_Stated exercise_
Identify each line below that contains the word "this", and copy it out.

_Information provided_
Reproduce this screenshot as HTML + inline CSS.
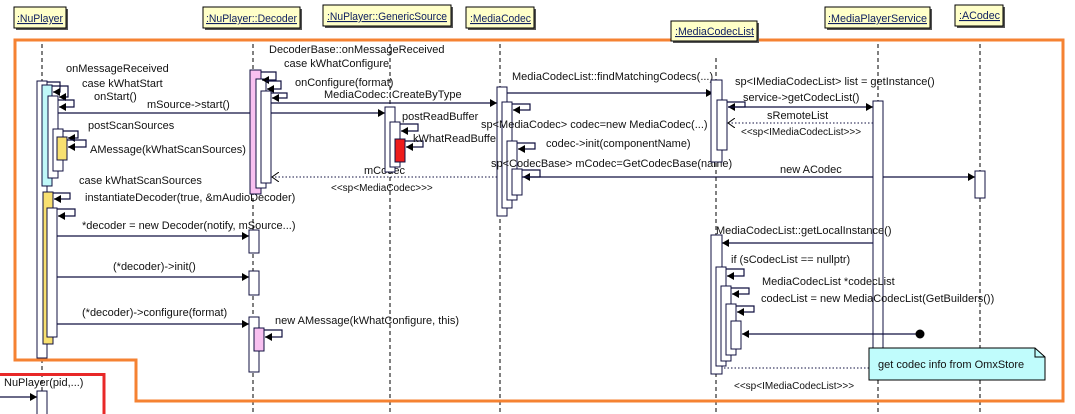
<!DOCTYPE html>
<html><head><meta charset="utf-8">
<style>
html,body{margin:0;padding:0;background:#fff;}
svg{display:block;}
text{font-family:"Liberation Sans",sans-serif;font-size:11px;fill:#111;}
.h{fill:#102060;text-decoration:underline;}
.ll{stroke:#000;stroke-width:1;stroke-dasharray:4,3;fill:none;}
.a{fill:#fff;stroke:#101040;stroke-width:1;}
.m{stroke:#101040;stroke-width:1.2;fill:none;}
.d{stroke:#101040;stroke-width:1;stroke-dasharray:1.5,2;fill:none;}
</style></head><body>
<svg width="1075" height="414" viewBox="0 0 1075 414" xmlns="http://www.w3.org/2000/svg">
<defs>
<marker id="ar" markerWidth="8" markerHeight="8" refX="7" refY="4" orient="auto" markerUnits="userSpaceOnUse"><path d="M0,0 L7,4 L0,8 z" fill="#000"/></marker>
<marker id="op" markerWidth="8" markerHeight="10" refX="7" refY="5" orient="auto" markerUnits="userSpaceOnUse"><path d="M0,0 L7,5 L0,10" fill="none" stroke="#000"/></marker>
</defs>

<line class="ll" x1="42" y1="44" x2="42" y2="414"/>
<line class="ll" x1="253" y1="44" x2="253" y2="414"/>
<line class="ll" x1="390" y1="44" x2="390" y2="414"/>
<line class="ll" x1="500" y1="44" x2="500" y2="414"/>
<line class="ll" x1="716" y1="58" x2="716" y2="414"/>
<line class="ll" x1="878" y1="44" x2="878" y2="414"/>
<line class="ll" x1="980" y1="44" x2="980" y2="414"/>

<path d="M15,40 L1063,40 L1063,401 L136,401 L136,360 L15,360 Z" fill="none" stroke="#f58232" stroke-width="3"/>
<path d="M0,374.5 L104,374.5 L104,414" fill="none" stroke="#e82828" stroke-width="3"/>

<g>
<rect x="16" y="9" width="52" height="21" fill="#555"/><rect x="14" y="7" width="52" height="21" fill="#ffffc8" stroke="#000"/><text class="h" x="17" y="22" textLength="46" lengthAdjust="spacingAndGlyphs">:NuPlayer</text>
<rect x="205" y="9" width="97" height="21" fill="#555"/><rect x="203" y="7" width="97" height="21" fill="#ffffc8" stroke="#000"/><text class="h" x="206" y="22" textLength="91" lengthAdjust="spacingAndGlyphs">:NuPlayer::Decoder</text>
<rect x="325" y="7" width="128" height="21" fill="#555"/><rect x="323" y="5" width="128" height="21" fill="#ffffc8" stroke="#000"/><text class="h" x="327" y="20" textLength="120" lengthAdjust="spacingAndGlyphs">:NuPlayer::GenericSource</text>
<rect x="468" y="9" width="68" height="21" fill="#555"/><rect x="466" y="7" width="68" height="21" fill="#ffffc8" stroke="#000"/><text class="h" x="470" y="22" textLength="61" lengthAdjust="spacingAndGlyphs">:MediaCodec</text>
<rect x="673" y="23" width="86" height="20" fill="#555"/><rect x="671" y="21" width="86" height="20" fill="#ffffc8" stroke="#000"/><text class="h" x="675" y="35" textLength="79" lengthAdjust="spacingAndGlyphs">:MediaCodecList</text>
<rect x="827" y="9" width="105" height="21" fill="#555"/><rect x="825" y="7" width="105" height="21" fill="#ffffc8" stroke="#000"/><text class="h" x="828" y="22" textLength="99" lengthAdjust="spacingAndGlyphs">:MediaPlayerService</text>
<rect x="957" y="7" width="48" height="21" fill="#555"/><rect x="955" y="5" width="48" height="21" fill="#ffffc8" stroke="#000"/><text class="h" x="959" y="19" textLength="41" lengthAdjust="spacingAndGlyphs">:ACodec</text>
</g>

<rect class="a" x="37" y="81" width="10" height="277"/>
<rect class="a" x="42" y="85" width="10" height="101" style="fill:#c0f8f8"/>
<rect class="a" x="48" y="96" width="10" height="82"/>
<rect class="a" x="53" y="129" width="10" height="42"/>
<rect class="a" x="57" y="137" width="10" height="23" style="fill:#f8e070"/>
<rect class="a" x="43" y="192" width="10" height="152" style="fill:#f8e070"/>
<rect class="a" x="47" y="208" width="10" height="129"/>
<rect class="a" x="37" y="391" width="10" height="30"/>
<path class="m" d="M47,82 H60 V92 H53" marker-end="url(#ar)"/>
<path class="m" d="M52,86 H68 V97 H59" marker-end="url(#ar)"/>
<path class="m" d="M58,100 H74 V107 H59" marker-end="url(#ar)"/>
<path class="m" d="M63,131 H78 V138 H68" marker-end="url(#ar)"/>
<path class="m" d="M67,140 H86 V147 H68" marker-end="url(#ar)"/>
<path class="m" d="M53,193 H70 V199 H54" marker-end="url(#ar)"/>
<path class="m" d="M57,209 H75 V216 H58" marker-end="url(#ar)"/>
<line class="m" x1="0" y1="397" x2="37" y2="397" marker-end="url(#ar)"/>

<text x="66" y="72">onMessageReceived</text>
<text x="82" y="87">case kWhatStart</text>
<text x="94" y="100">onStart()</text>
<text x="147" y="108">mSource-&gt;start()</text>
<line class="m" x1="58" y1="113" x2="385" y2="113" marker-end="url(#ar)"/>
<text x="88" y="129">postScanSources</text>
<text x="90" y="153">AMessage(kWhatScanSources)</text>
<text x="79" y="184">case kWhatScanSources</text>
<text x="85" y="201">instantiateDecoder(true, &amp;mAudioDecoder)</text>
<text x="82" y="229">*decoder = new Decoder(notify, mSource...)</text>
<line class="m" x1="57" y1="236" x2="249" y2="236" marker-end="url(#ar)"/>
<text x="113" y="270">(*decoder)-&gt;init()</text>
<line class="m" x1="57" y1="277" x2="249" y2="277" marker-end="url(#ar)"/>
<text x="82" y="316">(*decoder)-&gt;configure(format)</text>
<line class="m" x1="57" y1="324" x2="249" y2="324" marker-end="url(#ar)"/>
<text x="4" y="386">NuPlayer(pid,...)</text>

<rect class="a" x="249" y="230" width="10" height="23"/>
<rect class="a" x="249" y="271" width="10" height="24"/>
<rect class="a" x="249" y="317" width="10" height="55"/>
<rect class="a" x="254" y="328" width="10" height="23" style="fill:#f8c0f0"/>
<path class="m" d="M264,330 H282 V337 H265" marker-end="url(#ar)"/>
<text x="275" y="324">new AMessage(kWhatConfigure, this)</text>

<rect class="a" x="250" y="70" width="11" height="124" style="fill:#f8c0f0"/>
<rect class="a" x="256" y="79" width="10" height="109"/>
<rect class="a" x="261" y="91" width="10" height="92"/>
<path class="m" d="M261,72 H276 V80 H262" marker-end="url(#ar)"/>
<path class="m" d="M266,81 H281 V89 H267" marker-end="url(#ar)"/>
<path class="m" d="M271,93 H287 V98 H272" marker-end="url(#ar)"/>
<text x="269" y="53">DecoderBase::onMessageReceived</text>
<text x="284" y="67">case kWhatConfigure</text>
<text x="295" y="86">onConfigure(format)</text>
<text x="324" y="98">MediaCodec::CreateByType</text>
<line class="m" x1="271" y1="103" x2="497" y2="103" marker-end="url(#ar)"/>
<line class="d" x1="497" y1="177" x2="272" y2="177" marker-end="url(#op)"/>
<text x="364" y="174">mCodec</text>
<text x="331" y="191" style="font-size:10px">&lt;&lt;sp&lt;MediaCodec&gt;&gt;&gt;</text>

<rect class="a" x="385" y="107" width="10" height="65"/>
<rect class="a" x="390" y="122" width="10" height="45"/>
<rect class="a" x="395" y="139" width="10" height="23" style="fill:#ee1c1c"/>
<path class="m" d="M400,124 H418 V131 H401" marker-end="url(#ar)"/>
<path class="m" d="M405,141 H423 V147 H406" marker-end="url(#ar)"/>
<text x="402" y="120">postReadBuffer</text>
<text x="413" y="142">kWhatReadBuffer</text>

<rect class="a" x="497" y="87" width="10" height="129"/>
<rect class="a" x="502" y="102" width="10" height="106"/>
<rect class="a" x="507" y="141" width="10" height="59"/>
<rect class="a" x="512" y="169" width="10" height="26"/>
<path class="m" d="M512,104 H530 V110 H513" marker-end="url(#ar)"/>
<path class="m" d="M517,143 H535 V149 H518" marker-end="url(#ar)"/>
<path class="m" d="M522,170 H540 V177 H523" marker-end="url(#ar)"/>
<text x="512" y="80">MediaCodecList::findMatchingCodecs(...)</text>
<line class="m" x1="507" y1="93" x2="713" y2="93" marker-end="url(#ar)"/>
<text x="481" y="128">sp&lt;MediaCodec&gt; codec=new MediaCodec(...)</text>
<text x="546" y="147">codec-&gt;init(componentName)</text>
<text x="491" y="167">sp&lt;CodecBase&gt; mCodec=GetCodecBase(name)</text>
<line class="m" x1="522" y1="177" x2="975" y2="177" marker-end="url(#ar)"/>
<text x="780" y="173">new ACodec</text>
<rect class="a" x="975" y="171" width="10" height="27"/>

<rect class="a" x="711" y="80" width="11" height="82"/>
<rect class="a" x="717" y="100" width="10" height="50"/>
<path class="m" d="M727,102 H745 V107 H728" marker-end="url(#ar)"/>
<text x="735" y="85">sp&lt;IMediaCodecList&gt; list = getInstance()</text>
<text x="743" y="101">service-&gt;getCodecList()</text>
<line class="m" x1="728" y1="107" x2="873" y2="107" marker-end="url(#ar)"/>
<line class="d" x1="873" y1="123" x2="728" y2="123" marker-end="url(#op)"/>
<text x="767" y="119">sRemoteList</text>
<text x="741" y="135" style="font-size:10px">&lt;&lt;sp&lt;IMediaCodecList&gt;&gt;&gt;</text>
<rect class="a" x="873" y="101" width="10" height="250"/>

<text x="716" y="234">MediaCodecList::getLocalInstance()</text>
<line class="m" x1="873" y1="243" x2="722" y2="243" marker-end="url(#ar)"/>
<rect class="a" x="711" y="235" width="11" height="139"/>
<rect class="a" x="716" y="267" width="10" height="99"/>
<rect class="a" x="721" y="286" width="10" height="75"/>
<rect class="a" x="726" y="304" width="10" height="51"/>
<rect class="a" x="731" y="321" width="10" height="28"/>
<path class="m" d="M726,269 H744 V276 H727" marker-end="url(#ar)"/>
<path class="m" d="M731,288 H749 V294 H732" marker-end="url(#ar)"/>
<path class="m" d="M736,306 H754 V312 H737" marker-end="url(#ar)"/>
<line class="m" x1="920" y1="334" x2="742" y2="334" marker-end="url(#ar)"/>
<circle cx="920" cy="334" r="4.5" fill="#000"/>
<text x="731" y="263">if (sCodecList == nullptr)</text>
<text x="762" y="285">MediaCodecList *codecList</text>
<text x="761" y="302">codecList = new MediaCodecList(GetBuilders())</text>
<line class="d" x1="869" y1="368" x2="722" y2="368"/>
<text x="734" y="389" style="font-size:10px">&lt;&lt;sp&lt;IMediaCodecList&gt;&gt;&gt;</text>

<path d="M869,348 H1035 L1045,357 V380 H869 Z" fill="#c0fcfc" stroke="#000"/>
<path d="M1035,348 V357 H1045" fill="none" stroke="#000"/>
<text x="878" y="368">get codec info from OmxStore</text>
</svg>
</body></html>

_Finished exercise_
Reproduce this screenshot as HTML + inline CSS.
<text x="275" y="324">new AMessage(kWhatConfigure, this)</text>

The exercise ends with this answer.